▶ Exercise details: Provide an exact copy of the data, excluding the images.
* Start Data provided *
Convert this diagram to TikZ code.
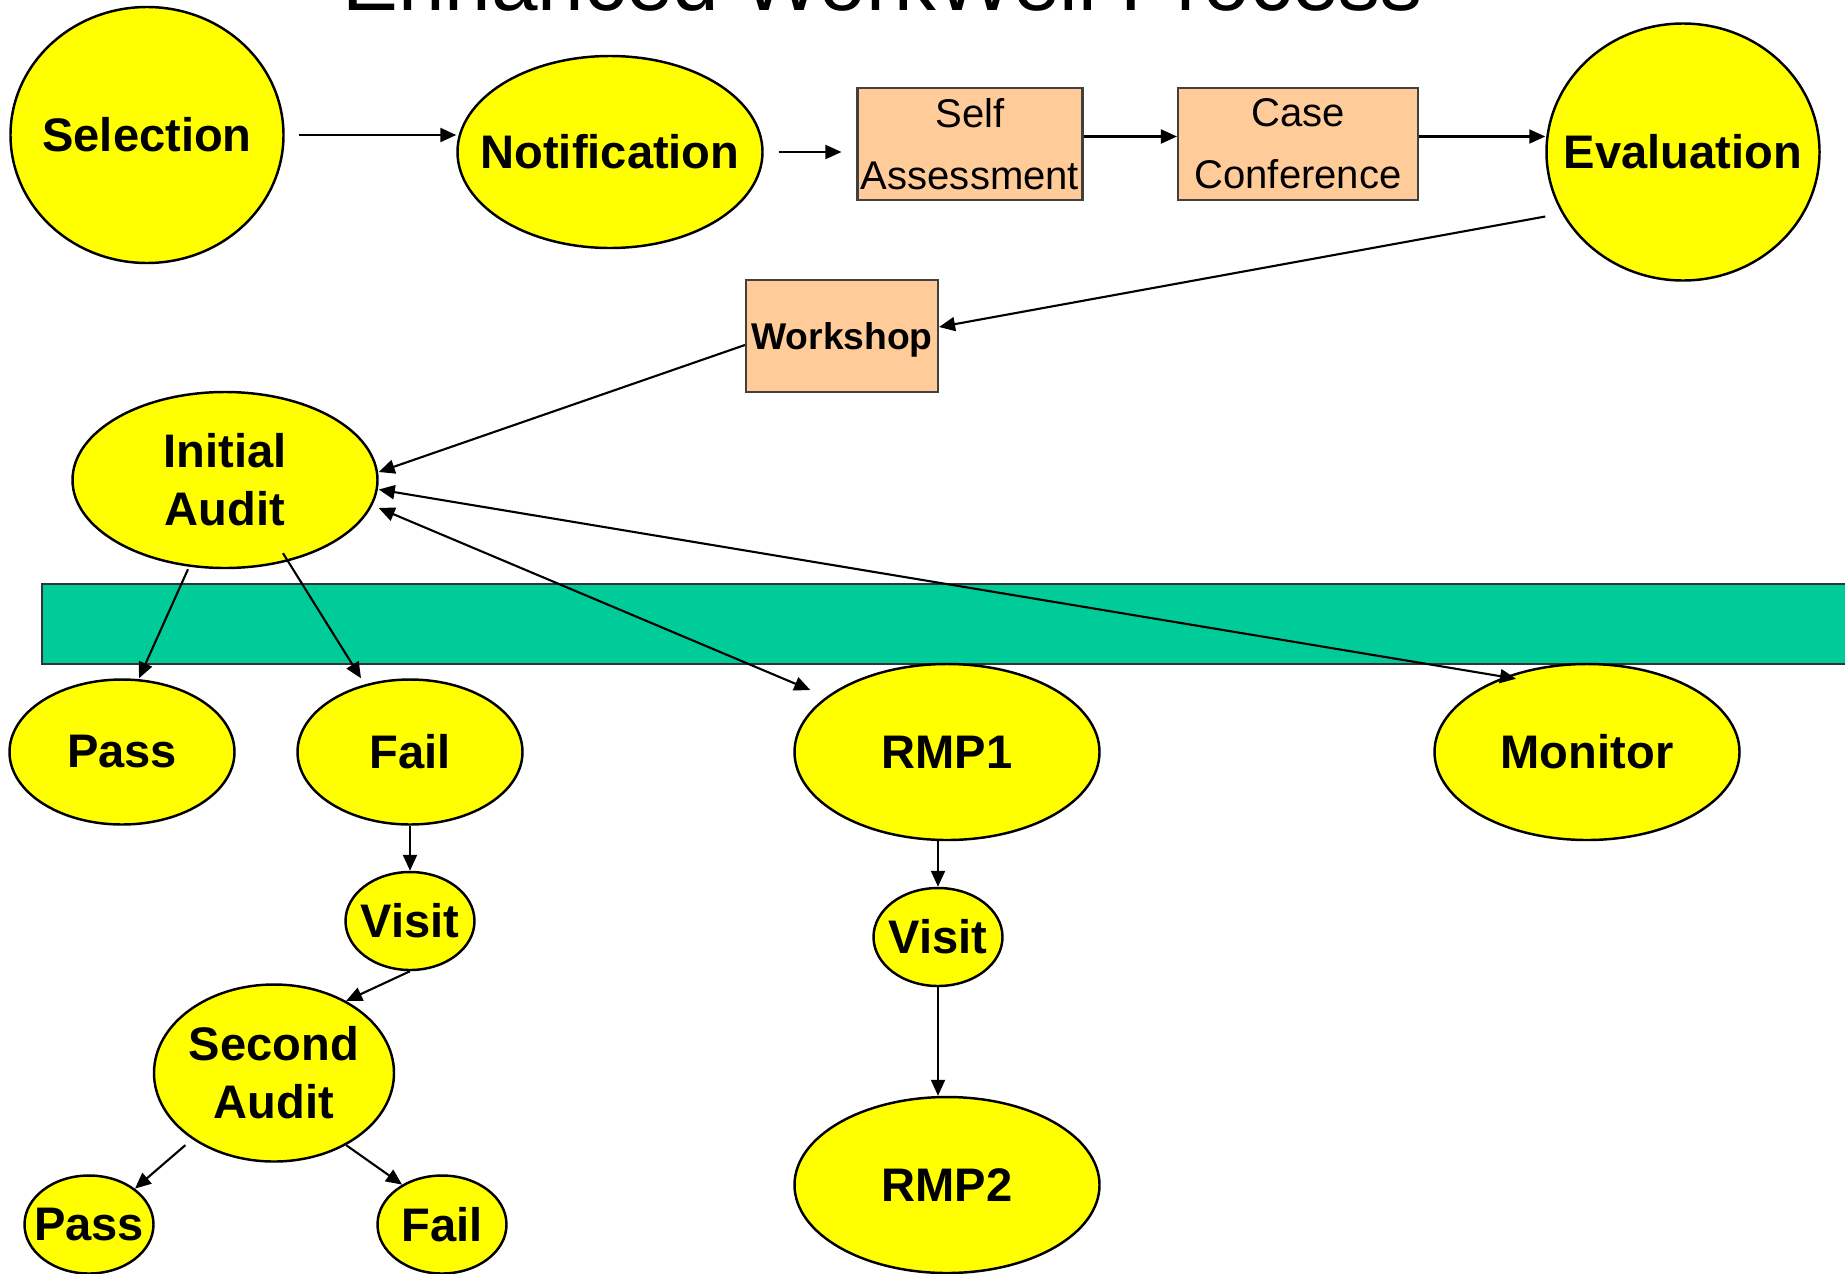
\documentclass[tikz,border=0pt]{standalone}
\usepackage{fontspec}
\setmainfont{Liberation Sans}
\usetikzlibrary{shapes.geometric, arrows.meta}

\definecolor{stagefill}{RGB}{255,255,0}
\definecolor{taskfill}{RGB}{255,204,153}
\definecolor{barfill}{RGB}{0,204,153}

\begin{document}
\begin{tikzpicture}[>={Triangle[length=0.16cm, width=0.14cm]},
    stage/.style={ellipse, draw, line width=0.7pt, fill=stagefill, inner sep=0pt, inner xsep=-2cm, align=center, font=\fontsize{13.4}{16.5}\selectfont\bfseries},
    task/.style={rectangle, draw=black!75, line width=0.6pt, fill=taskfill, inner sep=0pt, align=center, font=\fontsize{11.4}{17.7}\selectfont},
    flow/.style={line width=0.6pt}]
                \useasboundingbox (0,0) rectangle (18.45,-12.73);
                \node[anchor=base, font=\fontsize{23.8}{28}\selectfont] (title) at (8.825,-0.10) {Enhanced WorkWell Process};
                \fill[barfill, draw=black!80, line width=0.6pt] (0.424,-5.836) rectangle (18.7,-6.636);
                \node[stage, minimum width=2.73cm, minimum height=2.56cm] (sel) at (1.47,-1.35) {Selection};
                \node[stage, minimum width=3.05cm, minimum height=1.92cm] (notif) at (6.10,-1.52) {Notification};
                \node[task, minimum width=2.25cm, minimum height=1.12cm] (self) at (9.70,-1.44) {Self\\Assessment};
                \node[task, minimum width=2.40cm, minimum height=1.12cm] (case) at (12.98,-1.44) {Case\\Conference};
                \node[stage, minimum width=2.73cm, minimum height=2.57cm] (eval) at (16.83,-1.52) {Evaluation};
                \node[task, minimum width=1.92cm, minimum height=1.12cm, text depth=0pt, font=\fontsize{10.6}{13}\selectfont\bfseries] (work) at (8.42,-3.36) {Workshop};
                \node[stage, minimum width=3.05cm, minimum height=1.76cm] (ia) at (2.25,-4.80) {Initial\\Audit};
                \node[stage, minimum width=2.25cm, minimum height=1.45cm] (pass1) at (1.22,-7.52) {Pass};
                \node[stage, minimum width=2.25cm, minimum height=1.45cm] (fail1) at (4.10,-7.52) {Fail};
                \node[stage, minimum width=3.05cm, minimum height=1.76cm] (rmp1) at (9.47,-7.52) {RMP1};
                \node[stage, minimum width=3.05cm, minimum height=1.76cm] (mon) at (15.87,-7.52) {Monitor};
                \node[stage, minimum width=1.29cm, minimum height=0.98cm] (visit1) at (4.10,-9.21) {Visit};
                \node[stage, minimum width=2.40cm, minimum height=1.77cm] (second) at (2.74,-10.73) {Second\\Audit};
                \node[stage, minimum width=1.29cm, minimum height=0.98cm] (pass2) at (0.89,-12.245) {Pass};
                \node[stage, minimum width=1.29cm, minimum height=0.98cm] (fail2) at (4.42,-12.245) {Fail};
                \node[stage, minimum width=1.29cm, minimum height=0.98cm] (visit2) at (9.38,-9.37) {Visit};
                \node[stage, minimum width=3.05cm, minimum height=1.76cm] (rmp2) at (9.47,-11.85) {RMP2};
                \draw[->, flow, shorten <=0.14cm] (sel.east) -- (sel.east -| notif.west);
                \draw[->, flow, shorten <=0.15cm, shorten >=0.15cm] (notif.east) -- (notif.east -| self.west);
                \draw[->, flow] ([yshift=0.075cm]self.east) -- ([yshift=0.075cm]case.west);
                \draw[->, flow] ([yshift=0.075cm]case.east) -- ([yshift=0.075cm]case.east -| eval.west);
                \draw[->, flow] ([yshift=-0.645cm]eval.west) -- ([yshift=0.09cm]work.east);
                \draw[->, flow] ([yshift=-0.09cm]work.west) -- ([yshift=0.08cm]ia.east);
                \draw[<->, flow] ([yshift=-0.28cm]ia.east) -- ([xshift=0.17cm, yshift=0.62cm]rmp1.west);
                \draw[<->, flow] ([yshift=-0.095cm]ia.east) -- ([xshift=-0.71cm, yshift=-0.16cm]mon.north);
                \draw[->, flow] ([xshift=-0.37cm]ia.south) -- ([xshift=0.17cm]pass1.north);
                \draw[->, flow] ([xshift=0.58cm, yshift=0.16cm]ia.south) -- ([xshift=-0.49cm]fail1.north);
                \draw[->, flow] (fail1) -- (visit1);
                \draw[->, flow] (visit1.south) -- (second.45);
                \draw[->, flow, shorten <=0.09cm] (second.219) -- (pass2.38);
                \draw[->, flow] (second.315) -- (fail2.135);
                \draw[->, flow] (rmp1.south -| visit2) -- (visit2);
                \draw[->, flow] (visit2) -- (visit2 |- rmp2.north);
            \end{tikzpicture}
\end{document}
* End Data provided *
▶ In response:
Convert this diagram to TikZ code.
\documentclass[tikz,border=0pt]{standalone}
\usepackage{fontspec}
\setmainfont{Liberation Sans}
\usetikzlibrary{shapes.geometric, arrows.meta}

\definecolor{stagefill}{RGB}{255,255,0}
\definecolor{taskfill}{RGB}{255,204,153}
\definecolor{barfill}{RGB}{0,204,153}

\begin{document}
\begin{tikzpicture}[>={Triangle[length=0.16cm, width=0.14cm]},
    stage/.style={ellipse, draw, line width=0.7pt, fill=stagefill, inner sep=0pt, inner xsep=-2cm, align=center, font=\fontsize{13.4}{16.5}\selectfont\bfseries},
    task/.style={rectangle, draw=black!75, line width=0.6pt, fill=taskfill, inner sep=0pt, align=center, font=\fontsize{11.4}{17.7}\selectfont},
    flow/.style={line width=0.6pt}]
                \useasboundingbox (0,0) rectangle (18.45,-12.73);
                \node[anchor=base, font=\fontsize{23.8}{28}\selectfont] (title) at (8.825,-0.10) {Enhanced WorkWell Process};
                \fill[barfill, draw=black!80, line width=0.6pt] (0.424,-5.836) rectangle (18.7,-6.636);
                \node[stage, minimum width=2.73cm, minimum height=2.56cm] (sel) at (1.47,-1.35) {Selection};
                \node[stage, minimum width=3.05cm, minimum height=1.92cm] (notif) at (6.10,-1.52) {Notification};
                \node[task, minimum width=2.25cm, minimum height=1.12cm] (self) at (9.70,-1.44) {Self\\Assessment};
                \node[task, minimum width=2.40cm, minimum height=1.12cm] (case) at (12.98,-1.44) {Case\\Conference};
                \node[stage, minimum width=2.73cm, minimum height=2.57cm] (eval) at (16.83,-1.52) {Evaluation};
                \node[task, minimum width=1.92cm, minimum height=1.12cm, text depth=0pt, font=\fontsize{10.6}{13}\selectfont\bfseries] (work) at (8.42,-3.36) {Workshop};
                \node[stage, minimum width=3.05cm, minimum height=1.76cm] (ia) at (2.25,-4.80) {Initial\\Audit};
                \node[stage, minimum width=2.25cm, minimum height=1.45cm] (pass1) at (1.22,-7.52) {Pass};
                \node[stage, minimum width=2.25cm, minimum height=1.45cm] (fail1) at (4.10,-7.52) {Fail};
                \node[stage, minimum width=3.05cm, minimum height=1.76cm] (rmp1) at (9.47,-7.52) {RMP1};
                \node[stage, minimum width=3.05cm, minimum height=1.76cm] (mon) at (15.87,-7.52) {Monitor};
                \node[stage, minimum width=1.29cm, minimum height=0.98cm] (visit1) at (4.10,-9.21) {Visit};
                \node[stage, minimum width=2.40cm, minimum height=1.77cm] (second) at (2.74,-10.73) {Second\\Audit};
                \node[stage, minimum width=1.29cm, minimum height=0.98cm] (pass2) at (0.89,-12.245) {Pass};
                \node[stage, minimum width=1.29cm, minimum height=0.98cm] (fail2) at (4.42,-12.245) {Fail};
                \node[stage, minimum width=1.29cm, minimum height=0.98cm] (visit2) at (9.38,-9.37) {Visit};
                \node[stage, minimum width=3.05cm, minimum height=1.76cm] (rmp2) at (9.47,-11.85) {RMP2};
                \draw[->, flow, shorten <=0.14cm] (sel.east) -- (sel.east -| notif.west);
                \draw[->, flow, shorten <=0.15cm, shorten >=0.15cm] (notif.east) -- (notif.east -| self.west);
                \draw[->, flow] ([yshift=0.075cm]self.east) -- ([yshift=0.075cm]case.west);
                \draw[->, flow] ([yshift=0.075cm]case.east) -- ([yshift=0.075cm]case.east -| eval.west);
                \draw[->, flow] ([yshift=-0.645cm]eval.west) -- ([yshift=0.09cm]work.east);
                \draw[->, flow] ([yshift=-0.09cm]work.west) -- ([yshift=0.08cm]ia.east);
                \draw[<->, flow] ([yshift=-0.28cm]ia.east) -- ([xshift=0.17cm, yshift=0.62cm]rmp1.west);
                \draw[<->, flow] ([yshift=-0.095cm]ia.east) -- ([xshift=-0.71cm, yshift=-0.16cm]mon.north);
                \draw[->, flow] ([xshift=-0.37cm]ia.south) -- ([xshift=0.17cm]pass1.north);
                \draw[->, flow] ([xshift=0.58cm, yshift=0.16cm]ia.south) -- ([xshift=-0.49cm]fail1.north);
                \draw[->, flow] (fail1) -- (visit1);
                \draw[->, flow] (visit1.south) -- (second.45);
                \draw[->, flow, shorten <=0.09cm] (second.219) -- (pass2.38);
                \draw[->, flow] (second.315) -- (fail2.135);
                \draw[->, flow] (rmp1.south -| visit2) -- (visit2);
                \draw[->, flow] (visit2) -- (visit2 |- rmp2.north);
            \end{tikzpicture}
\end{document}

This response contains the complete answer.